As I said, Uncle Sanford was a carpenter. He worked for his brother, Charlton, who had a carpentry crew that built houses in post WWII booming Charlotte for a contractor named TJ Watson. I think I’ve mentioned in a previous story that Dad worked for them a while when he got out of the navy. Shank did, too, as a youngster. Dad always carried a pocket knife and apparently used it to whittle a board a little to make a joint tighter. Shank told me that Dad often used the saying I heard him use many a time while working on a project when a satisfactory joint was completed, “Ah, one fit right after another”. Harry, do you say that when building your wooden boats (maybe Harry can send all of you pictures of the many, what, 8-10, magnificent, built from scratch, not kits, kayaks, canoes, dinghies, sailboats he’s built and launched over the years in the Severn River in Md or Penobscot bay in Me).  I’ve also previously mentioned that Charlton, Uncle Sanford and crew built our house on Rama Rd in 1955, and a well built house it was. Dad would pay the workers every Friday. Once I was with him. I don’t remember whether he paid them in cash or wrote a check but I noticed he paid Charlton, who was gruff and I was a bit scared of, more than Uncle Sanford, who I was very fond of, and I later asked Dad about that. He knew my feelings about the two Forbis brothers, as different as Shank and Yates, and I’m sure tried to soothe my sense of injustice, probably by explaining that Charlton was older and more experienced. Intentionally or not, I didn’t accompany Dad on any more paydays.
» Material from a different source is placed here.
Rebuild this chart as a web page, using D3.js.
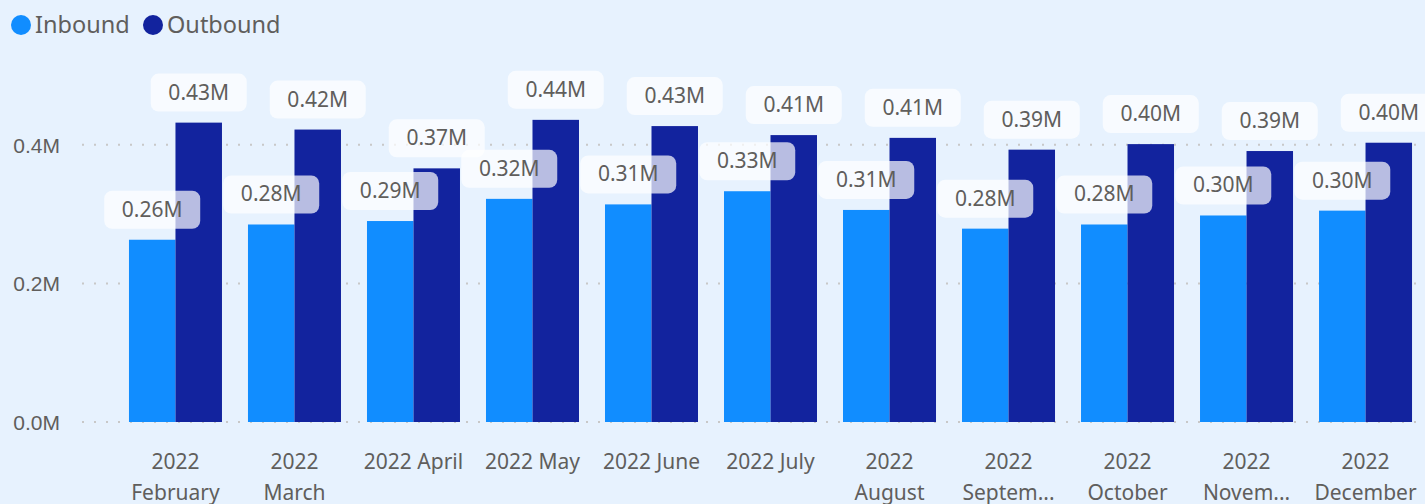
<!DOCTYPE html>
<html>
<head>
<meta charset="utf-8">
<script src="https://cdn.jsdelivr.net/npm/d3@7"></script>
<style>
html,body{margin:0;padding:0;background:#E7F2FE;}
svg{display:block;font-family:"Segoe UI","Noto Sans","Open Sans",sans-serif;}
</style>
</head>
<body>
<svg id="chart" width="1425" height="504"></svg>
<script>
const categories = ["2022 February","2022 March","2022 April","2022 May","2022 June","2022 July","2022 August","2022 September","2022 October","2022 November","2022 December"];
const tickLabels = [["2022","February"],["2022","March"],["2022 April"],["2022 May"],["2022 June"],["2022 July"],["2022","August"],["2022","Septem..."],["2022","October"],["2022","Novem..."],["2022","December"]];
const seriesNames = ["Inbound","Outbound"];
const inbound  = [0.263,0.285,0.290,0.322,0.314,0.333,0.306,0.279,0.285,0.298,0.305];
const outbound = [0.432,0.422,0.366,0.436,0.427,0.414,0.410,0.393,0.401,0.391,0.403];
const yTicks = [0,0.2,0.4];
const colors = ["#118DFF","#12239E"];

const svg = d3.select("#chart");
const textColor = "#605E5C";

const x0 = d3.scaleBand().domain(categories).range([116,1425]).paddingInner(0.2185).paddingOuter(0.109);
const x1 = d3.scaleBand().domain(seriesNames).range([0, x0.bandwidth()]);
const y = d3.scaleLinear().domain([0,0.4]).range([422,144.8]);

// gridlines
const grid = svg.append("g");
yTicks.forEach(t=>{
  grid.append("line").attr("x1",82).attr("x2",1425).attr("y1",y(t)).attr("y2",y(t))
    .attr("stroke","#C8C8C8").attr("stroke-width",2).attr("stroke-dasharray","2,10");
});

// y axis
const yAxis = d3.axisLeft(y).tickValues(yTicks).tickFormat(d=>d.toFixed(1)+"M").tickSize(0).tickPadding(0);
const ya = svg.append("g").attr("transform","translate(60,0)").call(yAxis);
ya.select(".domain").remove();
ya.selectAll("text").attr("fill",textColor).style("font-size","21px").attr("dy","0.35em");

// bars
const data = categories.map((c,i)=>({cat:c, vals:[{k:"Inbound",v:inbound[i]},{k:"Outbound",v:outbound[i]}]}));
const groups = svg.append("g").selectAll("g").data(data).join("g")
  .attr("transform",d=>`translate(${x0(d.cat)},0)`);
groups.selectAll("rect").data(d=>d.vals).join("rect")
  .attr("x",d=>x1(d.k)).attr("width",x1.bandwidth())
  .attr("y",d=>y(d.v)).attr("height",d=>y(0)-y(d.v))
  .attr("fill",(d,i)=>colors[i]);

// labels
const lg = svg.append("g").selectAll("g").data(data).join("g")
  .attr("transform",d=>`translate(${x0(d.cat)},0)`);
const lab = lg.selectAll("g").data(d=>d.vals).join("g")
  .attr("transform",d=>`translate(${x1(d.k)+x1.bandwidth()/2},${y(d.v)-11})`);
lab.append("rect").attr("x",-48).attr("y",-38).attr("width",96).attr("height",38).attr("rx",8)
  .attr("fill","#FFFFFF").attr("fill-opacity",0.7);
lab.append("text").attr("text-anchor","middle").attr("y",-12).attr("fill",textColor)
  .style("font-size","21px").text(d=>d.v.toFixed(2)+"M");

// x axis labels
const xa = svg.append("g").selectAll("text").data(categories).join("text")
  .attr("text-anchor","middle").attr("fill",textColor).style("font-size","21px")
  .attr("x",c=>x0(c)+x0.bandwidth()/2).attr("y",469);
xa.each(function(c,i){
  const t = d3.select(this);
  tickLabels[i].forEach((line,j)=>{
    t.append("tspan").attr("x",x0(c)+x0.bandwidth()/2).attr("dy",j===0?0:31).text(line);
  });
});

// legend
const leg = svg.append("g");
const legX = [21,153];
seriesNames.forEach((s,i)=>{
  leg.append("circle").attr("cx",legX[i]).attr("cy",25).attr("r",10).attr("fill",colors[i]);
  leg.append("text").attr("x",legX[i]+14).attr("y",33).attr("fill",textColor)
    .style("font-size","23.5px").text(s);
});
</script>
</body>
</html>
Uncle Sanford often came by the house for Dad to cut his hair. Dad also did his income taxes. Now, to the joke. Actually, it wasn’t a joke but a story, a great one, I thought the first and every of the several times I heard it, and still do today. Uncle Sanford was in WWI. On his way overseas (I don’t know when, or where or what he did over there, wish I’d have asked), they were on board ship in NY for a few days before setting sail. They were permitted to go ashore but when returning, the guard would ask, “Who goes there?” and they were supposed to answer with the password. Uncle Sanford  was with a group that included a guy from way back in the sticks somewhere, probably the hills of eastern KY, and when he was asked the question by the guard, he answered, and Uncle Sanford would mimic his hillbilly twang, ”Yew probly don’t know me, I jest got’chere yestiddy” and Uncle Sanford and Dad would cackle.

That’s still one of my favorite stories of all time and Uncle Sanford was one of my favorite people. Shank told me one time in talking about his father that if he wasn’t good enough to be in heaven, then nobody he knew was and he didn’t care about getting there either. Readers Digest had a feature about military funnies and I always meant to submit that story but, like so many things, never got around to it. In fact, I’m going to put on my list of stories to write, Things I Never Got Around To.

Well, as Garrison Keilor used to say at the end of Prairie Home Companion, you’ve wasted another, what, 5 minutes listening to me chase rabbits. I never got around to the jokes I woke up thinking about this morning. Maybe another time. Happy 1st day of November!